- _Required task_: Write out the entire listing below exactly, with the pictures left out.

———

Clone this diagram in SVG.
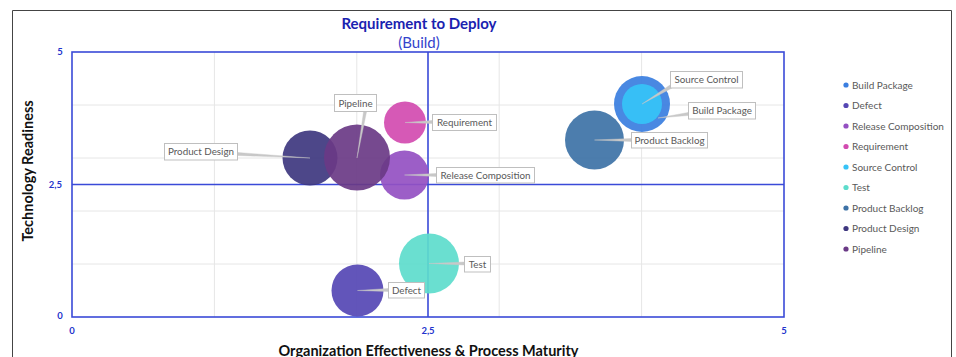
<svg xmlns="http://www.w3.org/2000/svg" width="956" height="357" viewBox="0 0 956 357">
<style>
.t{font-family:Lato,"Liberation Sans",sans-serif}
.grid{stroke:#e6e6e6;stroke-width:1;fill:none}
.axis{stroke:#3a4ad8;stroke-width:1.6;fill:none}
.tick{font-family:Lato,"Liberation Sans",sans-serif;font-size:9.5px;font-weight:bold;fill:#2233cc}
.bub{fill-opacity:0.92}
.box{fill:#ffffff;stroke:#bfbfbf;stroke-width:1}
.wedge{fill:#c8c8c8;stroke:#c8c8c8;stroke-width:0.4}
.lbl{font-family:Lato,"Liberation Sans",sans-serif;font-size:9.8px;fill:#595959;text-anchor:middle}
.leg{font-family:Lato,"Liberation Sans",sans-serif;font-size:10px;fill:#595959}
</style>
<rect x="0" y="0" width="956" height="357" fill="#ffffff"/>
<path d="M12.5 357 V10.5 H951.5 V357" fill="none" stroke="#444" stroke-width="1"/>
<text class="t" x="419" y="29" text-anchor="middle" font-size="15" font-weight="bold" fill="#1a22b0">Requirement to Deploy</text>
<text class="t" x="419" y="48" text-anchor="middle" font-size="15" fill="#3343cc">(Build)</text>
<g id="grid">
<path class="grid" d="M214.4 52V317M356.8 52V317M499.2 52V317M641.6 52V317M72 264H784M72 211H784M72 158H784M72 105H784"/>
</g>
<g id="axes">
<rect class="axis" x="72" y="52" width="712" height="265"/>
<path class="axis" d="M428 52V317M72 184.5H784"/>
<text class="tick" x="60" y="55" text-anchor="middle">5</text>
<text class="tick" x="62" y="187.5" text-anchor="end">2,5</text>
<text class="tick" x="60" y="319" text-anchor="middle">0</text>
<text class="tick" x="72" y="334" text-anchor="middle">0</text>
<text class="tick" x="428" y="334" text-anchor="middle">2,5</text>
<text class="tick" x="784" y="334" text-anchor="middle">5</text>
<text class="t" transform="translate(33 171) rotate(-90)" text-anchor="middle" font-size="14.5" font-weight="bold" fill="#111">Technology Readiness</text>
<text class="t" x="428.5" y="356" text-anchor="middle" font-size="14.5" font-weight="bold" fill="#111">Organization Effectiveness &amp; Process Maturity</text>
</g>
<g id="bubbles">
<circle id="b-build" class="bub" cx="642" cy="104" r="28" fill="#3a7ee0"/>
<circle id="b-defect" class="bub" cx="357.5" cy="290.5" r="26" fill="#5547b4"/>
<circle id="b-release" class="bub" cx="404.5" cy="175" r="24.5" fill="#9450c2"/>
<circle id="b-req" class="bub" cx="405" cy="122.5" r="21" fill="#d24bb0"/>
<circle id="b-source" class="bub" cx="642" cy="104" r="20" fill="#36c3f7"/>
<circle id="b-test" class="bub" cx="429" cy="263.5" r="30" fill="#5ddccc"/>
<circle id="b-backlog" class="bub" cx="594.5" cy="140" r="29.5" fill="#3d72a6"/>
<circle id="b-design" class="bub" cx="310" cy="158" r="27.5" fill="#3e377f"/>
<circle id="b-pipeline" class="bub" cx="357" cy="157.5" r="33" fill="#6a3a86"/>
</g>
<g id="connectors">
<polygon class="wedge" points="238,152.5 238,155.5 310,158"/>
<polygon class="wedge" points="363.5,112 366.5,112 357,158"/>
<polygon class="wedge" points="432,120.5 432,123.5 405,122.5"/>
<polygon class="wedge" points="436,173.5 436,176.5 404.5,175"/>
<polygon class="wedge" points="464,262 464,265 429,263.5"/>
<polygon class="wedge" points="388,288.5 388,291.5 357.5,290.5"/>
<polygon class="wedge" points="670,85 672,88 642,104"/>
<polygon class="wedge" points="688,112.5 688,115.5 658,118"/>
<polygon class="wedge" points="631,138.5 631,141.5 594.5,140"/>
</g>
<g id="n-design"><rect class="box" x="164.5" y="143.5" width="73" height="16.5"/><text class="lbl" x="201" y="155.3">Product Design</text></g>
<g id="n-pipeline"><rect class="box" x="334.5" y="94.5" width="42" height="17"/><text class="lbl" x="355.5" y="106.8">Pipeline</text></g>
<g id="n-req"><rect class="box" x="432.5" y="114.5" width="64" height="16"/><text class="lbl" x="464.5" y="126.3">Requirement</text></g>
<g id="n-release"><rect class="box" x="436.5" y="167.5" width="98" height="15.5"/><text class="lbl" x="485.5" y="178.8">Release Composition</text></g>
<g id="n-test"><rect class="box" x="464.5" y="256.5" width="26" height="15.5"/><text class="lbl" x="477.5" y="267.8">Test</text></g>
<g id="n-defect"><rect class="box" x="388.5" y="282.5" width="36" height="15.5"/><text class="lbl" x="406.5" y="293.8">Defect</text></g>
<g id="n-source"><rect class="box" x="670.5" y="71.5" width="72" height="16.5"/><text class="lbl" x="706.5" y="83.3">Source Control</text></g>
<g id="n-buildpkg"><rect class="box" x="688.5" y="102.5" width="67" height="16.5"/><text class="lbl" x="722" y="114.3">Build Package</text></g>
<g id="n-backlog"><rect class="box" x="631.5" y="132.5" width="76" height="15.5"/><text class="lbl" x="669.5" y="143.8">Product Backlog</text></g>
<g id="legend">
<circle cx="846" cy="85" r="2.6" fill="#3a7ee0"/><text class="leg" x="852" y="88.5">Build Package</text>
<circle cx="846" cy="105.5" r="2.6" fill="#5547b4"/><text class="leg" x="852" y="109">Defect</text>
<circle cx="846" cy="126" r="2.6" fill="#9450c2"/><text class="leg" x="852" y="129.5">Release Composition</text>
<circle cx="846" cy="146.5" r="2.6" fill="#d24bb0"/><text class="leg" x="852" y="150">Requirement</text>
<circle cx="846" cy="167" r="2.6" fill="#36c3f7"/><text class="leg" x="852" y="170.5">Source Control</text>
<circle cx="846" cy="187.5" r="2.6" fill="#5ddccc"/><text class="leg" x="852" y="191">Test</text>
<circle cx="846" cy="208" r="2.6" fill="#3d72a6"/><text class="leg" x="852" y="211.5">Product Backlog</text>
<circle cx="846" cy="228.5" r="2.6" fill="#3e377f"/><text class="leg" x="852" y="232">Product Design</text>
<circle cx="846" cy="249" r="2.6" fill="#6a3a86"/><text class="leg" x="852" y="252.5">Pipeline</text>
</g>
</svg>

———

- _Solved problem_:
Clone this diagram in SVG.
<svg xmlns="http://www.w3.org/2000/svg" width="956" height="357" viewBox="0 0 956 357">
<style>
.t{font-family:Lato,"Liberation Sans",sans-serif}
.grid{stroke:#e6e6e6;stroke-width:1;fill:none}
.axis{stroke:#3a4ad8;stroke-width:1.6;fill:none}
.tick{font-family:Lato,"Liberation Sans",sans-serif;font-size:9.5px;font-weight:bold;fill:#2233cc}
.bub{fill-opacity:0.92}
.box{fill:#ffffff;stroke:#bfbfbf;stroke-width:1}
.wedge{fill:#c8c8c8;stroke:#c8c8c8;stroke-width:0.4}
.lbl{font-family:Lato,"Liberation Sans",sans-serif;font-size:9.8px;fill:#595959;text-anchor:middle}
.leg{font-family:Lato,"Liberation Sans",sans-serif;font-size:10px;fill:#595959}
</style>
<rect x="0" y="0" width="956" height="357" fill="#ffffff"/>
<path d="M12.5 357 V10.5 H951.5 V357" fill="none" stroke="#444" stroke-width="1"/>
<text class="t" x="419" y="29" text-anchor="middle" font-size="15" font-weight="bold" fill="#1a22b0">Requirement to Deploy</text>
<text class="t" x="419" y="48" text-anchor="middle" font-size="15" fill="#3343cc">(Build)</text>
<g id="grid">
<path class="grid" d="M214.4 52V317M356.8 52V317M499.2 52V317M641.6 52V317M72 264H784M72 211H784M72 158H784M72 105H784"/>
</g>
<g id="axes">
<rect class="axis" x="72" y="52" width="712" height="265"/>
<path class="axis" d="M428 52V317M72 184.5H784"/>
<text class="tick" x="60" y="55" text-anchor="middle">5</text>
<text class="tick" x="62" y="187.5" text-anchor="end">2,5</text>
<text class="tick" x="60" y="319" text-anchor="middle">0</text>
<text class="tick" x="72" y="334" text-anchor="middle">0</text>
<text class="tick" x="428" y="334" text-anchor="middle">2,5</text>
<text class="tick" x="784" y="334" text-anchor="middle">5</text>
<text class="t" transform="translate(33 171) rotate(-90)" text-anchor="middle" font-size="14.5" font-weight="bold" fill="#111">Technology Readiness</text>
<text class="t" x="428.5" y="356" text-anchor="middle" font-size="14.5" font-weight="bold" fill="#111">Organization Effectiveness &amp; Process Maturity</text>
</g>
<g id="bubbles">
<circle id="b-build" class="bub" cx="642" cy="104" r="28" fill="#3a7ee0"/>
<circle id="b-defect" class="bub" cx="357.5" cy="290.5" r="26" fill="#5547b4"/>
<circle id="b-release" class="bub" cx="404.5" cy="175" r="24.5" fill="#9450c2"/>
<circle id="b-req" class="bub" cx="405" cy="122.5" r="21" fill="#d24bb0"/>
<circle id="b-source" class="bub" cx="642" cy="104" r="20" fill="#36c3f7"/>
<circle id="b-test" class="bub" cx="429" cy="263.5" r="30" fill="#5ddccc"/>
<circle id="b-backlog" class="bub" cx="594.5" cy="140" r="29.5" fill="#3d72a6"/>
<circle id="b-design" class="bub" cx="310" cy="158" r="27.5" fill="#3e377f"/>
<circle id="b-pipeline" class="bub" cx="357" cy="157.5" r="33" fill="#6a3a86"/>
</g>
<g id="connectors">
<polygon class="wedge" points="238,152.5 238,155.5 310,158"/>
<polygon class="wedge" points="363.5,112 366.5,112 357,158"/>
<polygon class="wedge" points="432,120.5 432,123.5 405,122.5"/>
<polygon class="wedge" points="436,173.5 436,176.5 404.5,175"/>
<polygon class="wedge" points="464,262 464,265 429,263.5"/>
<polygon class="wedge" points="388,288.5 388,291.5 357.5,290.5"/>
<polygon class="wedge" points="670,85 672,88 642,104"/>
<polygon class="wedge" points="688,112.5 688,115.5 658,118"/>
<polygon class="wedge" points="631,138.5 631,141.5 594.5,140"/>
</g>
<g id="n-design"><rect class="box" x="164.5" y="143.5" width="73" height="16.5"/><text class="lbl" x="201" y="155.3">Product Design</text></g>
<g id="n-pipeline"><rect class="box" x="334.5" y="94.5" width="42" height="17"/><text class="lbl" x="355.5" y="106.8">Pipeline</text></g>
<g id="n-req"><rect class="box" x="432.5" y="114.5" width="64" height="16"/><text class="lbl" x="464.5" y="126.3">Requirement</text></g>
<g id="n-release"><rect class="box" x="436.5" y="167.5" width="98" height="15.5"/><text class="lbl" x="485.5" y="178.8">Release Composition</text></g>
<g id="n-test"><rect class="box" x="464.5" y="256.5" width="26" height="15.5"/><text class="lbl" x="477.5" y="267.8">Test</text></g>
<g id="n-defect"><rect class="box" x="388.5" y="282.5" width="36" height="15.5"/><text class="lbl" x="406.5" y="293.8">Defect</text></g>
<g id="n-source"><rect class="box" x="670.5" y="71.5" width="72" height="16.5"/><text class="lbl" x="706.5" y="83.3">Source Control</text></g>
<g id="n-buildpkg"><rect class="box" x="688.5" y="102.5" width="67" height="16.5"/><text class="lbl" x="722" y="114.3">Build Package</text></g>
<g id="n-backlog"><rect class="box" x="631.5" y="132.5" width="76" height="15.5"/><text class="lbl" x="669.5" y="143.8">Product Backlog</text></g>
<g id="legend">
<circle cx="846" cy="85" r="2.6" fill="#3a7ee0"/><text class="leg" x="852" y="88.5">Build Package</text>
<circle cx="846" cy="105.5" r="2.6" fill="#5547b4"/><text class="leg" x="852" y="109">Defect</text>
<circle cx="846" cy="126" r="2.6" fill="#9450c2"/><text class="leg" x="852" y="129.5">Release Composition</text>
<circle cx="846" cy="146.5" r="2.6" fill="#d24bb0"/><text class="leg" x="852" y="150">Requirement</text>
<circle cx="846" cy="167" r="2.6" fill="#36c3f7"/><text class="leg" x="852" y="170.5">Source Control</text>
<circle cx="846" cy="187.5" r="2.6" fill="#5ddccc"/><text class="leg" x="852" y="191">Test</text>
<circle cx="846" cy="208" r="2.6" fill="#3d72a6"/><text class="leg" x="852" y="211.5">Product Backlog</text>
<circle cx="846" cy="228.5" r="2.6" fill="#3e377f"/><text class="leg" x="852" y="232">Product Design</text>
<circle cx="846" cy="249" r="2.6" fill="#6a3a86"/><text class="leg" x="852" y="252.5">Pipeline</text>
</g>
</svg>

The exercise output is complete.